Non-existent extension services have compound these woes. Today a Kenyan maize farmer, on average, produces only a third and a fifth of their Chinese and US counterparts, respectively.

Early this year, the World Bank rebuked the government for lacking the commitment to reform the sector.

ARID AND SEMI-ARID

"With 83 per cent of Kenya’s land area being arid and semi-arid, one would expect the use of irrigation in farming would be a top priority. Nonetheless, only 2 per cent of arable land is under irrigation, compared to an average of 6 per cent in sub-Saharan Africa and 37 per cent in Asia," the Bank noted. The Bank also favours small-scale irrigation projects over large ones that are a magnet for corruption.

Prof Odhiambo Ndege, an economic historian, traces Kenya’s agricultural woes to the faulty foundation laid by the colonial government and the path charted by its founding fathers.

He says the Swynnerton Plan of 1954, which was intended to boost African productivity, allocated land to people who had no desire to till it professionally and produce food. In most cases, they hoarded it for speculation.

LIP SERVICE

At independence, these elite acquired even more land, robbing genuine farmers of the means of production and denying the country food security.

Despite lofty speeches and policy statements, successive administrations have paid agriculture lip service.

In the present financial year, for instance, agriculture was allocated a paltry 2.9 per cent of the voted expenditure, falling far below the Malabo commitment of 10 per cent.

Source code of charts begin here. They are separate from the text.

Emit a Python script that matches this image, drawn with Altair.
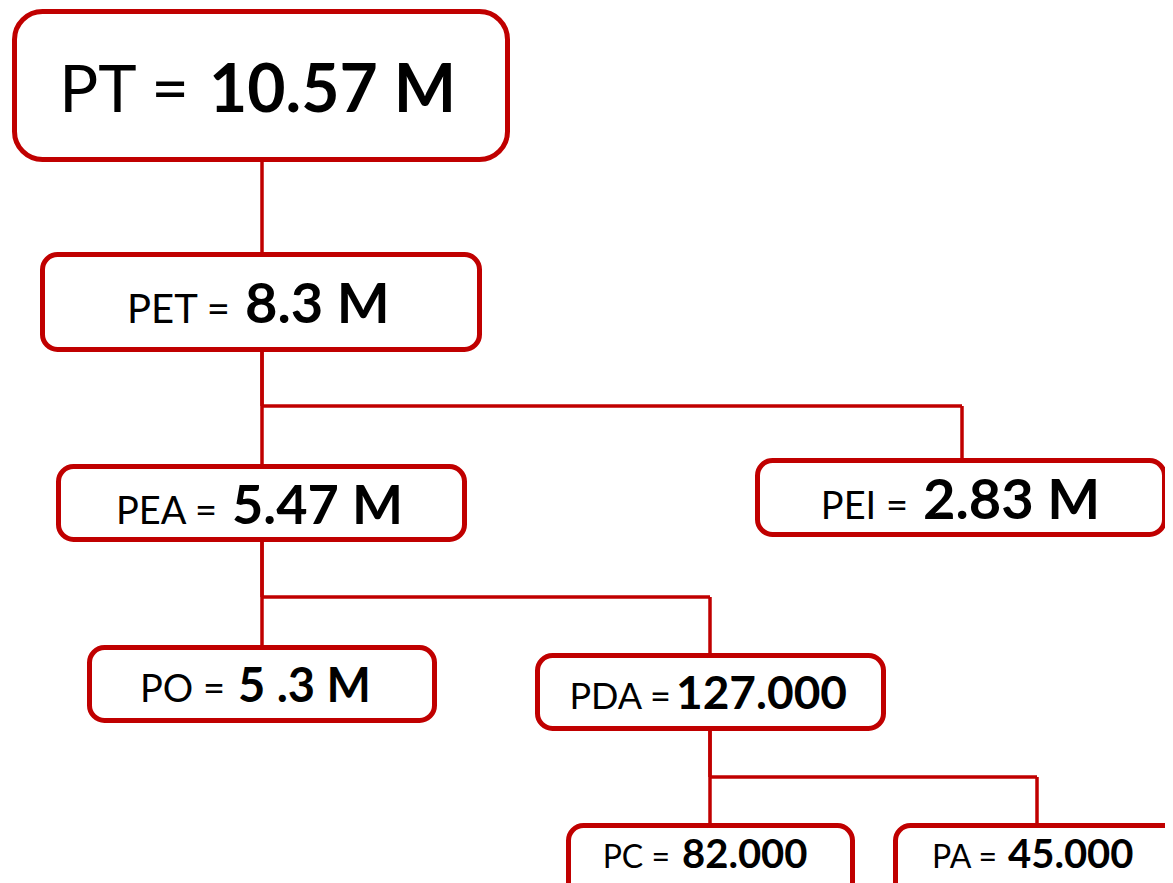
import altair as alt
import pandas as pd

# ---- data ----
nodes = ["PT", "PET", "PEA", "PEI", "PO", "PDA", "PC", "PA"]
labels = ["PT =", "PET =", "PEA =", "PEI =", "PO =", "PDA =", "PC =", "PA ="]
values = ["10.57 M", "8.3 M", "5.47 M", "2.83 M", "5 .3 M", "127.000", "82.000", "45.000"]
parents = ["", "PT", "PET", "PET", "PEA", "PEA", "PDA", "PDA"]

# ---- layout (page pixels) ----
box_x1 = [14.5, 42.5, 58.5, 757.5, 89.5, 537.5, 568.5, 895.5]
box_x2 = [507.5, 479.5, 464.5, 1164.5, 434.5, 883.5, 852.5, 1220]
box_y1 = [11.5, 254.5, 466.5, 460.5, 647.5, 655.5, 825.5, 825.5]
box_y2 = [159.5, 349.5, 539.5, 534.5, 720.5, 728.5, 920, 920]
anchor_x = [262, 262, 262, 962, 262, 710, 710, 1037]
elbow_y = [None, 300, 406, 406, 597, 597, 777, 777]
label_end = [189, 230, 217, 908, 225, 671, 670, 997]
value_start = [209, 245, 232, 923, 238, 676, 682, 1008]
baseline = [112, 323, 524, 519, 702, 709, 868, 868]
label_size = [65, 40, 38, 38, 38, 36, 32, 32]
value_size = [66, 56, 54, 56, 47, 46, 40, 40]
radius = [28, 15, 15, 15, 15, 15, 15, 15]

RED = "#C00000"
W, H = 1157, 875
FONT = "Lato"

boxes = pd.DataFrame({
    "node": nodes, "label": labels, "value": values,
    "x1": box_x1, "x2": box_x2, "y1": box_y1, "y2": box_y2,
    "lx": label_end, "vx": value_start, "by": baseline,
    "ls": label_size, "vs": value_size, "r": radius,
})

idx = {n: i for i, n in enumerate(nodes)}
segs = []
for i, p in enumerate(parents):
    if not p:
        continue
    j = idx[p]
    px, cx = anchor_x[j], anchor_x[i]
    ey = elbow_y[i]
    segs.append({"x": px, "x2": px, "y": box_y2[j], "y2": ey})
    if cx != px:
        segs.append({"x": px, "x2": cx, "y": ey, "y2": ey})
    segs.append({"x": cx, "x2": cx, "y": ey, "y2": box_y1[i]})
segs = pd.DataFrame(segs)

xs = alt.Scale(domain=[8, 8 + W], nice=False, zero=False)
ys = alt.Scale(domain=[8, 8 + H], reverse=True, nice=False, zero=False)

lines = alt.Chart(segs).mark_rule(color=RED, strokeWidth=3.5, clip=True).encode(
    x=alt.X("x:Q", scale=xs, axis=None),
    x2="x2:Q",
    y=alt.Y("y:Q", scale=ys, axis=None),
    y2="y2:Q",
)

def box_layer(r, flt):
    return alt.Chart(boxes).transform_filter(flt).mark_rect(
        fill="white", stroke=RED, strokeWidth=5, cornerRadius=r, clip=True
    ).encode(
        x=alt.X("x1:Q", scale=xs, axis=None),
        x2="x2:Q",
        y=alt.Y("y1:Q", scale=ys, axis=None),
        y2="y2:Q",
    )

big_box = box_layer(28, alt.datum.r == 28)
small_box = box_layer(15, alt.datum.r == 15)

label_text = alt.Chart(boxes).mark_text(
    align="right", baseline="alphabetic", font=FONT, fontWeight="normal", color="black"
).encode(
    x=alt.X("lx:Q", scale=xs, axis=None),
    y=alt.Y("by:Q", scale=ys, axis=None),
    size=alt.Size("ls:Q", scale=None, legend=None),
    text="label:N",
)

value_text = alt.Chart(boxes).mark_text(
    align="left", baseline="alphabetic", font=FONT, fontWeight="bold", color="black"
).encode(
    x=alt.X("vx:Q", scale=xs, axis=None),
    y=alt.Y("by:Q", scale=ys, axis=None),
    size=alt.Size("vs:Q", scale=None, legend=None),
    text="value:N",
)

chart = alt.layer(lines, big_box, small_box, label_text, value_text).properties(
    width=W, height=H, padding=0, background="white",
    autosize=alt.AutoSizeParams(type="none"),
).configure_view(strokeWidth=0, strokeOpacity=0)

chart.save("out.html", embed_options={"renderer": "svg", "actions": False})
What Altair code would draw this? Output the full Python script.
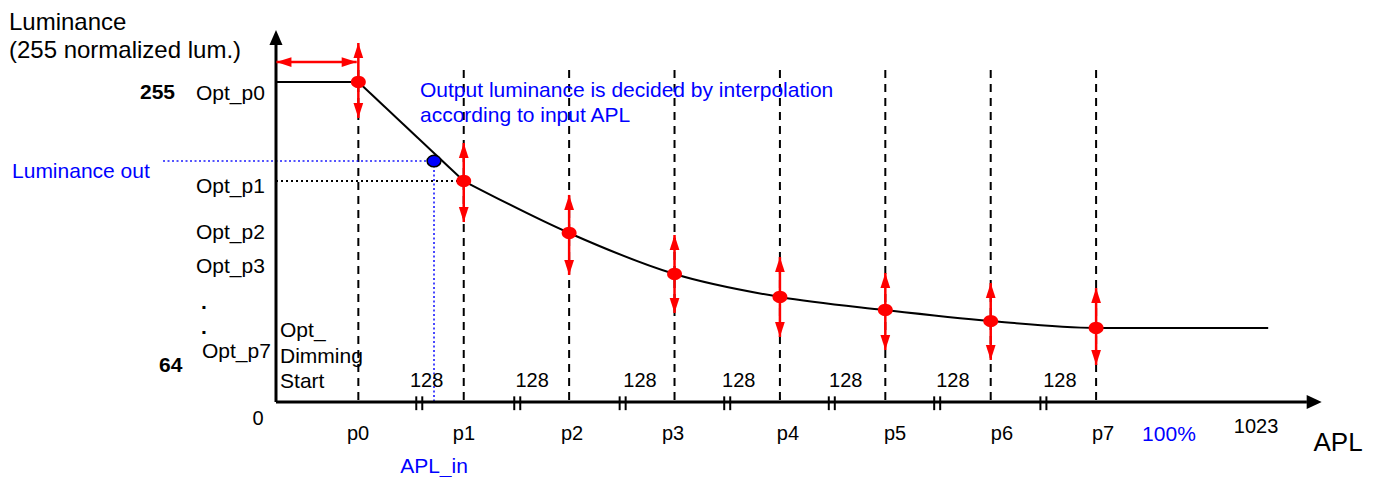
import altair as alt
import pandas as pd

# ---------------- data (APL units on x, normalized luminance on y) ----------------
point_names = ["p0", "p1", "p2", "p3", "p4", "p5", "p6", "p7"]
point_apl = [100, 228, 356, 484, 612, 740, 868, 996]
point_lum = [255, 176.1, 134.7, 102.0, 83.7, 73.3, 64.5, 59.0]
arrow_top = [286.1, 206.4, 165.0, 133.1, 115.5, 102.8, 94.8, 90.8]
arrow_bottom = [226.3, 143.4, 101.2, 70.9, 51.8, 41.4, 33.5, 29.5]
tail_apl = 1205
dash_top = 264.6
hold_arrow_lum = 270.9
hold_arrow_apl = [0.5, 98]

apl_in = 191.9
lum_out = 192.0
lum_out_left = -137.2

axis_x_end = 1252
axis_x_tip = 1270
axis_y_end = 284.5
axis_y_tip = 296.4

break_apl = [174, 293, 421, 548, 675, 803, 932]
seg_label_apl = [183, 311, 442, 562, 692, 822, 952]
seg_label_text = ["128"] * 7
seg_label_lum = 12.0
p_label_apl = [99.6, 228.3, 359.5, 482.2, 621.8, 751.8, 881.7, 1004.4]
p_label_lum = -30.3

X_DOMAIN = [-325.48, 1326.21]
Y_DOMAIN = [-59.77, 313.97]
FONT = "Liberation Sans"

xs = alt.Scale(domain=X_DOMAIN, nice=False, zero=False)
ys = alt.Scale(domain=Y_DOMAIN, nice=False, zero=False)


def X(f="x"):
    return alt.X(f"{f}:Q", scale=xs, axis=None)


def Y(f="y"):
    return alt.Y(f"{f}:Q", scale=ys, axis=None)


def seg_df(rows):
    return pd.DataFrame(rows, columns=["x", "y", "x2", "y2"])


def segs(rows, color, width, dash=None):
    kw = dict(color=color, strokeWidth=width)
    if dash:
        kw["strokeDash"] = dash
    return alt.Chart(seg_df(rows)).mark_rule(**kw).encode(
        x=X("x"), y=Y("y"), x2="x2:Q", y2="y2:Q"
    )


# dashed verticals at p0..p7
dashed = segs([[a, dash_top, a, 0] for a in point_apl], "black", 2, [8, 6])

# level segment + curve
level = segs([[0, point_lum[0], point_apl[0], point_lum[0]]], "black", 2)
first_seg = alt.Chart(pd.DataFrame({"x": point_apl[:2], "y": point_lum[:2]})).mark_line(
    color="black", strokeWidth=2
).encode(x=X(), y=Y(), order="x:Q")
curve = alt.Chart(
    pd.DataFrame({"x": point_apl[1:] + [tail_apl], "y": point_lum[1:] + [point_lum[-1]]})
).mark_line(color="black", strokeWidth=2, interpolate="monotone").encode(
    x=X(), y=Y(), order="x:Q"
)

# dotted guides
black_dot = segs([[0, point_lum[1], point_apl[1], point_lum[1]]], "black", 2, [2, 3])
blue_dot_lines = segs(
    [[lum_out_left, lum_out, apl_in, lum_out], [apl_in, lum_out, apl_in, 0]],
    "#1a1aff", 1.6, [2, 2.5],
)

# axes
axes = segs([[0, 0, 0, axis_y_end], [0, 0, axis_x_end, 0]], "black", 3)
UP = "M0,0L0.87,2L-0.87,2Z"
RIGHT = "M0,0L-2,-0.93L-2,0.93Z"
axis_heads = alt.layer(
    alt.Chart(pd.DataFrame({"x": [0], "y": [axis_y_tip]})).mark_point(
        shape=UP, filled=True, color="black", size=225, opacity=1
    ).encode(x=X(), y=Y()),
    alt.Chart(pd.DataFrame({"x": [axis_x_tip], "y": [0]})).mark_point(
        shape=RIGHT, filled=True, color="black", size=225, opacity=1
    ).encode(x=X(), y=Y()),
)

# axis breaks "||"
bdf = pd.DataFrame({"x": break_apl})
breaks = alt.layer(
    *[
        alt.Chart(bdf).mark_rule(color="black", strokeWidth=2, xOffset=off).encode(
            x=X(), y=alt.Y("datum_lo:Q", scale=ys, axis=None), y2="datum_hi:Q"
        ).transform_calculate(datum_lo="4.5", datum_hi="-6.5")
        for off in (-3, 3)
    ]
)

# red adjust arrows
RED = "#ff0000"
adf = pd.DataFrame({"x": point_apl, "top": arrow_top, "bot": arrow_bottom, "y": point_lum})
red_shafts = alt.Chart(adf).mark_rule(color=RED, strokeWidth=2.5).encode(
    x=X(), y=Y("bot"), y2="top:Q"
)
R_UP = "M0,0L0.65,2L-0.65,2Z"
R_DOWN = "M0,0L0.65,-2L-0.65,-2Z"
R_LEFT = "M0,0L2,-0.65L2,0.65Z"
R_RIGHT = "M0,0L-2,-0.65L-2,0.65Z"
red_heads = alt.layer(
    alt.Chart(adf).mark_point(shape=R_UP, filled=True, color=RED, size=225, opacity=1).encode(
        x=X(), y=Y("top")
    ),
    alt.Chart(adf).mark_point(shape=R_DOWN, filled=True, color=RED, size=225, opacity=1).encode(
        x=X(), y=Y("bot")
    ),
)
hold = segs([[hold_arrow_apl[0], hold_arrow_lum, hold_arrow_apl[1], hold_arrow_lum]], RED, 2.5)
hold_heads = alt.layer(
    alt.Chart(pd.DataFrame({"x": [hold_arrow_apl[0]], "y": [hold_arrow_lum]})).mark_point(
        shape=R_LEFT, filled=True, color=RED, size=225, opacity=1
    ).encode(x=X(), y=Y()),
    alt.Chart(pd.DataFrame({"x": [hold_arrow_apl[1]], "y": [hold_arrow_lum]})).mark_point(
        shape=R_RIGHT, filled=True, color=RED, size=225, opacity=1
    ).encode(x=X(), y=Y()),
)
ELLIPSE = "M-1.15,0A1.15,0.95,0,1,0,1.15,0A1.15,0.95,0,1,0,-1.15,0Z"
red_points = alt.Chart(adf).mark_point(
    shape=ELLIPSE, filled=True, color=RED, size=169, opacity=1
).encode(x=X(), y=Y())

blue_point = alt.Chart(pd.DataFrame({"x": [apl_in], "y": [lum_out]})).mark_point(
    shape=ELLIPSE, filled=True, fill="#0000ff", stroke="black", strokeWidth=1.5,
    size=144, opacity=1
).encode(x=X(), y=Y())


# ---------------- text ----------------
def texts(rows, align="left", size=21, weight="normal", color="black"):
    df = pd.DataFrame(rows, columns=["t", "x", "y"])
    return alt.Chart(df).mark_text(
        align=align, baseline="alphabetic", font=FONT, fontSize=size,
        fontWeight=weight, color=color,
    ).encode(x=X(), y=Y(), text="t:N")


title_txt = texts(
    [["Luminance", -324.3, 296.4], ["(255 normalized lum.)", -324.3, 274.1]], size=24
)
left_txt = texts(
    [
        ["Opt_p0", -97.2, 240.7],
        ["Opt_p1", -97.2, 166.5],
        ["Opt_p2", -97.2, 129.9],
        ["Opt_p3", -97.2, 102.8],
        ["Opt_p7", -89.9, 35.1],
        ["Opt_", 4.9, 51.8],
        ["Dimming", 4.9, 31.1],
        ["Start", 4.9, 11.2],
    ]
)
dots_txt = texts([[".", -87.4, 74.1], [".", -87.4, 54.2]], align="center", weight="bold")
bold_txt = texts([["255", -165.2, 241.5], ["64", -142.1, 23.9]], weight="bold")
blue_left = texts(
    [
        ["Luminance out", -320.6, 178.5],
        ["Output luminance is decided by interpolation", 174.9, 243.0],
        ["according to input APL", 174.9, 223.1],
    ],
    color="#0000ff",
)
center_txt = texts(
    [["0", -21.9, -18.3], ["1023", 1190.2, -24.7]]
    + [[t, a, seg_label_lum] for t, a in zip(seg_label_text, seg_label_apl)]
    + [[n, a, p_label_lum] for n, a in zip(point_names, p_label_apl)],
    align="center",
    size=20,
)
blue_center = texts(
    [["APL_in", apl_in, -56.6], ["100%", 1084.5, -31.1]], align="center", color="#0000ff"
)
apl_txt = texts([["APL", 1289.8, -39.0]], align="center", size=26)

chart = alt.layer(
    dashed,
    black_dot,
    blue_dot_lines,
    level,
    first_seg,
    curve,
    axes,
    axis_heads,
    breaks,
    red_shafts,
    red_heads,
    hold,
    hold_heads,
    red_points,
    blue_point,
    title_txt,
    left_txt,
    dots_txt,
    bold_txt,
    blue_left,
    center_txt,
    blue_center,
    apl_txt,
).properties(
    width=1360, height=469, padding=0, autosize=alt.AutoSizeParams(type="none"),
    background="white",
).configure_view(stroke=None)

chart.save("out.html", embed_options={"renderer": "svg", "actions": False})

The government’s responses to food security are also either ill thought out or designed with rent-seeking in mind.

Amid these bleak news, however, another Kenya marches on, often in spite of the government, highlighting the country’s potential to hold its own in the world.

A highly developed horticulture sector saw exports increase by 9.6 per cent to Sh124.3 billion, accounting for 22.9 per cent of the total domestic exports in 2018.

YOUNG GRADUATES

Kenya is also home to successful conservation agriculture farms that produce wheat and pasture under low rainfall in such areas as Timau.

The government now plans to ape and scale up some of these successful models under its Agricultural Sector Transformation and Growth Strategy, 2019-2029. A key proposal is the establishment of 50 new large-scale farms of 2,500 acres or more, to unlock up to 500,000 acres of new farm production.

Agriculture Principal Secretary Hamadi Boga says the government is also banking on young agriculture graduates to professionally run farms under a model adopted from Ethiopia, which doubled its coffee production through a similar measure.

This sounds progressive, but only walking the talk will take the country to its rightful place.